And George? He kept waking up at night, raging at the world and at himself: "Two sentences in my bio. Two sentences insignificant to what I was doing. Academic fraud, they're calling it. How could that be, when I never used it to get a job? Nobody ever asked for a résumé before they hired me to coach in college or the pros. I never profited from it. Look, I was stupid, I screwed up. I'm responsible for everything. But where's forgiveness? I keep kicking myself: You did it to yourself. You were set—financially, emotionally. For 30 years you put in 16 hours a day, to end up like this? Now you're nothing. Why? I was just trying to get ahead. To prove something to people who didn't know me. I just didn't believe in myself enough."
2002 Assistant Coach, Minnesota Vikings
A white-haired man moved swiftly through the airport in Atlanta with a cellphone pressed to his ear, pretending to hold a conversation so none of the people staring at him would approach. He stepped onto an airplane to Minneapolis that morning in mid-January and arranged his purgatory. George O'Leary had sown too much loyalty to be abandoned in hell.
Mike Tice, George's old high school quarterback who'd wept when he heard die shocking news, wanted thus man at his side as he took over the Vikings, the purple and gold—the same colors to which the two had brought glory at Central Islip High. "I get the benefit of it all," said Tice. "I get to have a better coach than me."
A few weeks later George reported for his first day on the job. The sky was black. The temperature was 15°. The time was 6:30 a.m. He hadn't felt the tingle yet but was pretty sure it would come. He pulled into the Vikings' parking lot, first one there, 30 seconds before Tice.
So what do we have here? A man who was tarred and feathered—and is already largely rehabilitated. A man off the hook for the $1.5 million payout, which Georgia Tech let slide, and earning roughly $300,000 a year. A man who's walking into a circle where men will take a step forward to slap him on the back and say, "What a bunch of bull," and "What a raw deal you got over something so small"—while people outside the circle will take a step back and see, from a wider angle, that it's not small, because what becomes of a society if no one's word means a thing?
What no one can know is what will happen on the field, George's old safe place, the first time he snarls and demands complete honesty from a player who knows his sin.
And Luca? Over in Liverpool, N.Y., the old Italian continued to toss and turn at night, thinking of George and all the kids he'd steered to manhood, weighing the decision that he and his superintendent had made a quarter century ago—that the net worth of a man like George was more, much more, than the cost of his weakness. And shaking his head in sad wonder at the fear that whispers the oldest and biggest lie to us all: You're not good enough, you're not good enough, you're not good enough.
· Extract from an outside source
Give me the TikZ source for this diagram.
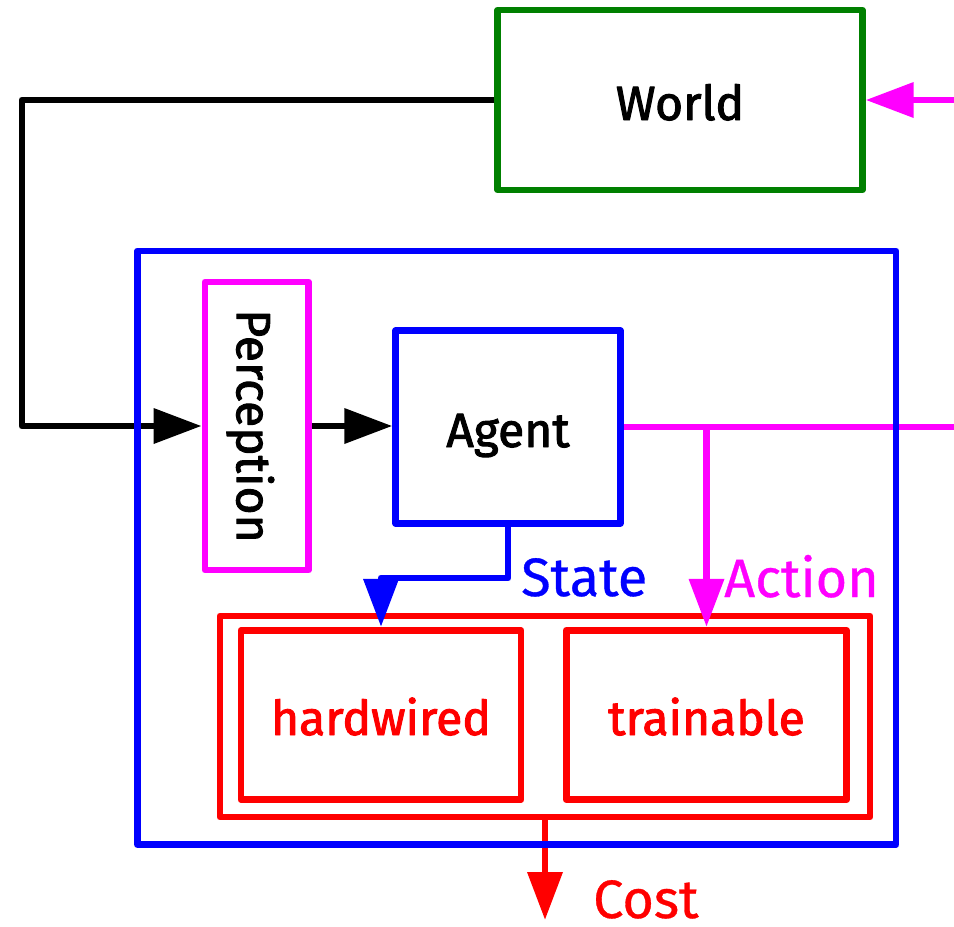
\documentclass[tikz,border=0pt]{standalone}
\usepackage{fontspec}
\setmainfont{Fira Sans}
\newfontfamily\medfont{Fira Sans}[FakeBold=2.0]
\newfontfamily\lblfont{Fira Sans}[FakeBold=0.6]
\usetikzlibrary{arrows.meta}
\definecolor{wgreen}{RGB}{0,128,0}
\definecolor{wmag}{RGB}{255,0,255}
\definecolor{wblue}{RGB}{0,0,255}
\definecolor{wred}{RGB}{255,0,0}
\begin{document}
\begin{tikzpicture}[x=1pt,y=-1pt,
  box/.style={draw, line width=6.8pt, inner sep=0pt, line join=round,
    text height=40pt, text depth=0pt,
    font=\medfont\fontsize{48}{58}\selectfont},
  conn/.style={line width=6.8pt, line join=round},
  tip/.style={-{Triangle[length=48pt,width=34pt]}},
  lbl/.style={inner sep=0pt, anchor=base west, font=\lblfont\fontsize{54}{64}\selectfont}]
\useasboundingbox (0,0) rectangle (954,927);
% nodes
\node[box, draw=wgreen, minimum width=364.5pt, minimum height=180pt] (world) at (680,100) {World};
\node[box, draw=wmag, rotate=-90, minimum width=288pt, minimum height=103.5pt] (perc) at (256.75,426) {Perception};
\node[box, draw=wblue, minimum width=224.5pt, minimum height=192.5pt] (agent) at (508,427) {Agent};
\node[box, draw=wred, minimum width=650pt, minimum height=201pt] (costbox) at (545,716.5) {};
\node[box, draw=wred, text=wred, minimum width=280pt, minimum height=169.5pt] (hard) at (381,715) {hardwired};
\node[box, draw=wred, text=wred, minimum width=280.5pt, minimum height=169.5pt] (train) at (706.5,715) {trainable};
% coordinates
\coordinate (lx) at (22,0);
\coordinate (sy) at (0,578);
\coordinate (rx) at (990,0);
\coordinate (costend) at (545,920);
% connectors (perc is rotated: its south anchor lies on the left, north on the right)
\draw[conn, tip] (world.west) -- (world.west -| lx) -- (perc.south -| lx) -- (perc.south);
\draw[conn, tip] (perc.north) -- (perc.north -| agent.west);
\draw[conn, wmag, tip] (agent.east) -- (agent.east -| rx) -- (world.east -| rx) -- (world.east);
\draw[conn, wmag, tip] (agent.east -| train.north) -- (train.north);
\draw[conn, wblue, tip] (agent.south) -- (agent.south |- sy) -- (hard.north |- sy) -- (hard.north);
\draw[conn, wred, tip] (costbox.south) -- (costend);
% outer agent box
\node[box, draw=wblue, minimum width=758.5pt, minimum height=593.5pt] (outer) at (516.75,547.75) {};
% labels
\node[lbl, text=wblue] (state) at (521,596) {State};
\node[lbl, text=wmag] (action) at (724,597) {Action};
\node[lbl, text=wred] (cost) at (593,918) {Cost};
\end{tikzpicture}
\end{document}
And deciding that, still, he and his boss had been right to let George get away with playing with matches, even in the face of all that had come to pass, because...well, because his grandmother was right.
"'Piglia i buoni,' she always said to me," says Luca. "It means, 'Take the good'—in people. You have to give them the benefit of the doubt. You have to give the rose a chance to bloom, or it's a dark world."